The U.S. Supreme Court this morning struck down key parts of Arizona's controversial immigration law, contending the federal government has authority over immigration policy.
But the court let stand a provision requiring police to check the immigration status of someone they suspect may be in the U.S. illegally. The AP reports, however, that the court "took the teeth out of the provision by prohibiting police officers from arresting people on minor immigration charges."
The ruling is here. Below, Florida reaction.
The decision could end efforts in Florida to pass a similar law, though that faded a year ago. Even Gov. Rick Scott has backed off his campaign promises, saying last week that he thinks immigration should be dealt with at a federal level. That's what Sen. Marco Rubio has long said.
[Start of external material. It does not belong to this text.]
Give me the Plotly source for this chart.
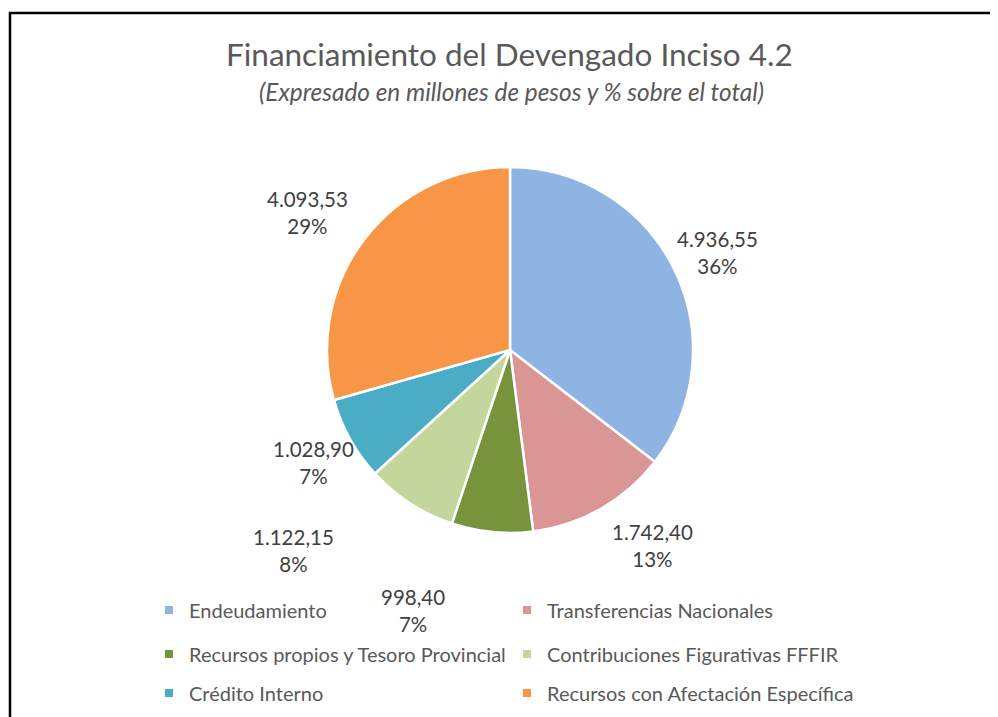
import plotly.graph_objects as go

categories = ["Endeudamiento", "Transferencias Nacionales", "Recursos propios y Tesoro Provincial",
              "Contribuciones Figurativas FFFIR", "Crédito Interno", "Recursos con Afectación Específica"]
values = [4936.55, 1742.40, 998.40, 1122.15, 1028.90, 4093.53]
value_labels = ["4.936,55", "1.742,40", "998,40", "1.122,15", "1.028,90", "4.093,53"]
pct_labels = ["36%", "13%", "7%", "8%", "7%", "29%"]
colors = ["#8EB4E3", "#D99694", "#77933C", "#C3D69B", "#4BACC6", "#F79646"]

W, H = 998, 717
OFF = 8  # default page body margin
FONT = "Lato"
GRAY = "#595959"


def px(x):
    return (x - OFF) / W


def py(y):
    return 1 - (y - OFF) / H


# pie geometry (pixels in the screenshot)
cx, cy, r = 510, 350, 183

fig = go.Figure()
fig.add_trace(go.Pie(
    labels=categories, values=values, sort=False, direction="clockwise", rotation=0,
    marker=dict(colors=colors, line=dict(color="white", width=2.5)),
    textinfo="none", showlegend=False, hoverinfo="label+value+percent",
    domain=dict(x=[px(cx - r), px(cx + r)], y=[py(cy + r), py(cy - r)]),
))

# legend entries via dummy traces, 3 rows of 2
legend_names = ["legend", "legend", "legend2", "legend2", "legend3", "legend3"]
for cat, col, lg in zip(categories, colors, legend_names):
    fig.add_trace(go.Scatter(x=[None], y=[None], mode="markers", name=cat,
                             marker=dict(symbol="square", size=8, color=col),
                             legend=lg, showlegend=True, hoverinfo="skip"))

# data label positions (pixel centers)
label_pos = [(717, 252), (652, 545), (413, 610), (293, 550), (313, 462), (307, 212)]
annotations = []
for (lx, ly), v, p in zip(label_pos, value_labels, pct_labels):
    annotations.append(dict(x=px(lx), y=py(ly), xref="paper", yref="paper",
                            xanchor="center", yanchor="middle",
                            text=f"{v}<br>{p}", showarrow=False, align="center",
                            font=dict(family=FONT, size=20.5, color="#404040")))
annotations.append(dict(x=px(510), y=py(54), xref="paper", yref="paper",
                        xanchor="center", yanchor="middle",
                        text="Financiamiento del Devengado Inciso 4.2", showarrow=False,
                        font=dict(family=FONT, size=31.5, color=GRAY)))
annotations.append(dict(x=px(511), y=py(91), xref="paper", yref="paper",
                        xanchor="center", yanchor="middle",
                        text="<i>(Expresado en millones de pesos y % sobre el total)</i>", showarrow=False,
                        font=dict(family=FONT, size=24.4, color=GRAY)))

leg_common = dict(orientation="h", xanchor="left", yanchor="middle", x=px(149),
                  entrywidth=313, entrywidthmode="pixels", bgcolor="rgba(0,0,0,0)",
                  font=dict(family=FONT, size=20, color=GRAY), itemclick=False, itemdoubleclick=False)

fig.update_layout(
    width=W, height=H, margin=dict(l=0, r=0, t=0, b=0),
    paper_bgcolor="white", plot_bgcolor="white",
    xaxis=dict(visible=False), yaxis=dict(visible=False),
    annotations=annotations,
    legend=dict(**leg_common, y=py(610)),
    legend2=dict(**leg_common, y=py(654)),
    legend3=dict(**leg_common, y=py(693)),
    shapes=[dict(type="rect", xref="paper", yref="paper", x0=px(10), y0=py(13), x1=1.05, y1=-0.05,
                 line=dict(color="black", width=2.5), fillcolor="rgba(0,0,0,0)", layer="above")],
)

fig.write_html("out.html")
Sen. Marco Rubio: "Today's decision on Arizona's immigration law is a reminder of Washington's failure to fix our broken immigration system. If the federal government would do its job and address this issue, states like Arizona would not be compelled to address the violence and lawlessness stemming from the federal government's dereliction of duty with respect to maintaining the sovereignty of our borders.
While I maintain that states do have a constitutional right to pass laws to address public safety issues in their communities, I nonetheless believe the best way to solve the immigration issue is at the federal level. Rather than have states enact their own unique immigration laws – and then spend precious time and taxpayer money litigating these matters – Washington should act legislatively to secure our border, implement a workable employment verification system, modernize our antiquated visa system, and responsibly address the situation faced by a limited number of young people who were brought here by their parents as children and now find themselves without any legal status in the United States."
Rep. Alcee Hastings, D-Miramar: "I am pleased that the Court struck down three of the four provisions at stake in this divisive law. While our nation's immigration system is in desperate need of reform, enacting patchwork policies that conflict with existing federal laws and Constitutional rights is not the solution. I was disappointed, however, to see the Court uphold one of the law's most controversial provisions, requiring law enforcement officials to check the status of persons that they arrest if they suspect them of being in the country illegally. This provision sets a dangerous precedent for profiling and discrimination throughout the nation. While we do need to address the illegal immigration problems in our country, directing law enforcement officials to become involved in immigration issues may lead to a rift between legal immigrant populations and communities and local and state law enforcement. This rift could hinder their ability to investigate dangerous criminal activity. The U.S. Immigration and Customs Enforcement (ICE) officers are already properly trained and in a better position than local and state officers when it comes to involvement in these complex immigration matters. As such, I will continue to work in Congress to address our nation's immigration issues in a comprehensive manner, which does not promote discriminatory policies."
Rep. Debbie Wasserman Schultz, D-Weston: "I supported the Obama Administration's decision to question the constitutionality of this law, and I'm pleased that the Supreme Court struck down most of the ill-conceived provisions within this law. However, I am concerned that the "show me your papers" provision was upheld. We must pursue a comprehensive immigration policy so that no American has to live in fear because of their heritage, their last name, or the color of their skin. This ruling underscores the need for a comprehensive immigration policy that works for all states and all Americans, without compromising our values or undermining the basic civil rights and freedoms we have as Americans. As a Member of Congress, representing a diverse and vibrant population in South Florida, I know that our country deserves better. I look forward to working with my fellow Members of Congress and the President toward comprehensive immigration reform so that all Americans can prosper in a free and secure nation."
Rep. Ileana Ros-Lehtinen, R-Miami: "Today's ruling was an affirmation of separation of powers and federalism from the nation's highest court. While states enjoy great freedom to govern their own affairs, federal law is the ultimate arbiter. This decision underscores the need for comprehensive immigration reform that reflects the fact that we are both a nation of laws and of immigrants. It is my sincere hope that my colleagues on both sides of the aisle will take this ruling as the impetus needed to accomplish true immigration reform."